Entrepreneurial and IP differences by gender
Intellectual property (IP), such as patents, are designed to encourage and protect creativity and innovation. This topic is critical, particularly during this time of rapid innovation in health care design and delivery. Patent ownership is a known factor for business economic success with patent holders receiving more funding than those that don’t own or have their innovation protected.
Women are less likely to obtain IP protection for their ideas and are less likely to commercialize or market their innovations and profit from them. There are likely many factors at play here, but known social biases most certainly have a role. Filing for a patent and starting a business require significant risk-taking, confidence, and a network of support. Women in our society are expected to NOT be bold and brave and many women themselves even believe this to be true (implicit bias deserves to be addressed separately). Research shows women feel less confident than men in their future success as entrepreneurs; however, women-led companies have a higher return on investment and stock price performance.
Know that a woman’s entrepreneurial success should not be seen as a threat to her current employer, but rather an asset that can be leveraged for the company. Protect your ideas and IP by having a lawyer involved in any contracts and conflict of interest policies. If your current employer does not appreciate your contributions and commitment to further your career and industry, find one that does.
Pissed off yet? What are we going to do about it?
Self-promote. Get over the discomfort to “toot your own horn.” Set yourself up for success by documenting your accomplishments and failures over time in an organized manner so that you can refer to your experiences readily during preparation for interviews or contract negotiations. Society has taught us that women shouldn’t be assertive, bold, and ambitious in leadership positions for a fear of others interpreting these “masculine” traits as unpleasant. Unsurprisingly, leadership requires us to be all these things and more if we are going to succeed. You can find that balance of strong leadership traits and having empathy with those we lead.
Sponsorship. If you are in a position of leadership (female or male) in medicine it’s simple. Make the time and space to engage with your less-experienced female colleagues and, if you believe in their potential, be sure to act. Introduce them to other individuals in leadership in person and through email. Forward them ideas, committees to join, or memberships you found helpful in the past to grow and connect. If you aren’t yet in a position of leadership and you desire this growth, actively seek out sponsors.

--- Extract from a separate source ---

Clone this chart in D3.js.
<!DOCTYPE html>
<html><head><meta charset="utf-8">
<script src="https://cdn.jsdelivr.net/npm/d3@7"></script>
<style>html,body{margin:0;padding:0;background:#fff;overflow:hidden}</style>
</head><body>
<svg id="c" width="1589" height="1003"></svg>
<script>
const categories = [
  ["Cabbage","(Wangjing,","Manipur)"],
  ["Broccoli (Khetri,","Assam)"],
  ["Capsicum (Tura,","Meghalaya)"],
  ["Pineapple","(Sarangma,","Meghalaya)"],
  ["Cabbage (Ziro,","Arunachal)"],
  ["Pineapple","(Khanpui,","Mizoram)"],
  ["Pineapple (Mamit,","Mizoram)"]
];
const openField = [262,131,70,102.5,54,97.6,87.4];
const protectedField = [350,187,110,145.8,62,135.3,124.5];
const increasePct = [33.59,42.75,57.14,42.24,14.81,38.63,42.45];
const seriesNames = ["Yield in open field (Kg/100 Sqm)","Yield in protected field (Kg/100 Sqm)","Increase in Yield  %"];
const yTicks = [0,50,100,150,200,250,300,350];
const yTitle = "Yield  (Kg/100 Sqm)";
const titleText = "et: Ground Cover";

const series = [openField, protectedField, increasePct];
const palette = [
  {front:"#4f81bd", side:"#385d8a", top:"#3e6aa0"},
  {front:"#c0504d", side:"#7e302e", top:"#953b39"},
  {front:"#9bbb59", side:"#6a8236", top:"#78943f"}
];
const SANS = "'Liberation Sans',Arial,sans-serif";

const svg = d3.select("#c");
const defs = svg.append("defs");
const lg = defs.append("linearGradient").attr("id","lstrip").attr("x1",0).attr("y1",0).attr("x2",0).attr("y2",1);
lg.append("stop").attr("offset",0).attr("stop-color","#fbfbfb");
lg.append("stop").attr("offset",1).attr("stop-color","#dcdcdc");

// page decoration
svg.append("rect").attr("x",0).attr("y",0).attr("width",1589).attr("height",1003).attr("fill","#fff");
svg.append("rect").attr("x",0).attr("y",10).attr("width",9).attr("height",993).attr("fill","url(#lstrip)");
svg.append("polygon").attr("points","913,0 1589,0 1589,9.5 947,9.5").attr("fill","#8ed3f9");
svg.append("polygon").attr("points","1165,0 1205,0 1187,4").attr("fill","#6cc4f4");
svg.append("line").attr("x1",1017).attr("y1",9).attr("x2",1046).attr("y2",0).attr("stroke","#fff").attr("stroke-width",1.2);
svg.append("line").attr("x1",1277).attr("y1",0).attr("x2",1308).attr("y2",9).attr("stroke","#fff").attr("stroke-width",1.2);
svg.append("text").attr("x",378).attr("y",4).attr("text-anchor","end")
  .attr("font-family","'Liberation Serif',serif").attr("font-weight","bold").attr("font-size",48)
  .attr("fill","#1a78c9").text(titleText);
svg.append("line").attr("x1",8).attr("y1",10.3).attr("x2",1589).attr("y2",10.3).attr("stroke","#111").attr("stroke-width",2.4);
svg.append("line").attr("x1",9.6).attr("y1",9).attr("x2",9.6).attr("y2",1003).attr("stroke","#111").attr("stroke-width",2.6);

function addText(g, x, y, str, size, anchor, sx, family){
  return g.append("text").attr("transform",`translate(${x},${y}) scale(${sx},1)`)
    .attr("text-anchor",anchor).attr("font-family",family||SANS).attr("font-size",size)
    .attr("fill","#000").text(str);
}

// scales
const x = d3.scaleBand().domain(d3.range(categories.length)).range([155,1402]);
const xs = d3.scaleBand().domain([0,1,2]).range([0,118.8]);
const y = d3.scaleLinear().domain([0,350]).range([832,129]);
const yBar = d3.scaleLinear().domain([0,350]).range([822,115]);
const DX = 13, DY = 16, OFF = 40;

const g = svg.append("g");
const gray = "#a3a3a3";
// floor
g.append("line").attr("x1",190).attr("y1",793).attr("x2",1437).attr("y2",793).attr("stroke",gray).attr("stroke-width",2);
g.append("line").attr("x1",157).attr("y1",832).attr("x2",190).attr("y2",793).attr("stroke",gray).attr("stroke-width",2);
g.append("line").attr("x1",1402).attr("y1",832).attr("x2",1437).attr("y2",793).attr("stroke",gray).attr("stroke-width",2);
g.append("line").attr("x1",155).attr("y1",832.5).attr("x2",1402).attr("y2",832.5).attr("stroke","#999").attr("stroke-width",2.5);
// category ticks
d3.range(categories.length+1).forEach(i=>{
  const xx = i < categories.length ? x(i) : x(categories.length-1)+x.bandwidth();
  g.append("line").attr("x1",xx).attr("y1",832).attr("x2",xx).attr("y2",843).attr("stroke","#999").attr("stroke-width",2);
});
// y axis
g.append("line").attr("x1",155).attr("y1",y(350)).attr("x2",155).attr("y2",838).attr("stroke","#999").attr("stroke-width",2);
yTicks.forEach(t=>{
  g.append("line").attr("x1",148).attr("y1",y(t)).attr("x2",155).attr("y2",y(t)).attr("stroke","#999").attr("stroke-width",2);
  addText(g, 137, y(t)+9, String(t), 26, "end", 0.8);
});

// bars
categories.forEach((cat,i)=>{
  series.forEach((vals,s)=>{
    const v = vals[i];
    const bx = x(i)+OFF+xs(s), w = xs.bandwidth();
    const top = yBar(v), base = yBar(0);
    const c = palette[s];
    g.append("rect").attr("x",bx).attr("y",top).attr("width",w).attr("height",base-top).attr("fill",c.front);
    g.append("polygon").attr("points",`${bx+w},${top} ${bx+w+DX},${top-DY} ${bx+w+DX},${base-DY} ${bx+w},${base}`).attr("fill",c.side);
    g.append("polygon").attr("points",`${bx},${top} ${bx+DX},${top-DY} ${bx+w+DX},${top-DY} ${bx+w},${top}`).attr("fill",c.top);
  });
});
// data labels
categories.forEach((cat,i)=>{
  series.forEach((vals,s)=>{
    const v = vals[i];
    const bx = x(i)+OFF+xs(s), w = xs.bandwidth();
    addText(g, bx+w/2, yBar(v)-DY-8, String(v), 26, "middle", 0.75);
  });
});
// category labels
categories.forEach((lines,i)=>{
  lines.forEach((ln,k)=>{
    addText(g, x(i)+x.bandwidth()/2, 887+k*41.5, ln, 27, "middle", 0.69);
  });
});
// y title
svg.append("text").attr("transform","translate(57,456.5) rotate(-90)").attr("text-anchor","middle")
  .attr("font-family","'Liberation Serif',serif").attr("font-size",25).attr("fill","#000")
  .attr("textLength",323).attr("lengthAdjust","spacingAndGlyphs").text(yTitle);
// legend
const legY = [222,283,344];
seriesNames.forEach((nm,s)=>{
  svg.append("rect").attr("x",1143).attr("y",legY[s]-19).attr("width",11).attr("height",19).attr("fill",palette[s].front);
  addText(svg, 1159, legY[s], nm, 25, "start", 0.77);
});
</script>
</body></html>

Protect your ideas. If you have an idea or implement a large project with YOUR vision, don’t hesitate to take credit. If your innovation may be worth protecting so that it can scale up and disrupt an industry, do NOT sell yourself and your idea short. If you have an interest in bettering yourself, your family, and your career through entrepreneurship, give it a shot. Be bold and engage in conversations with others who have done this to build a network and gain the confidence you need.
Becca Hayes is an internal medicine-pediatrics physician and health care executive.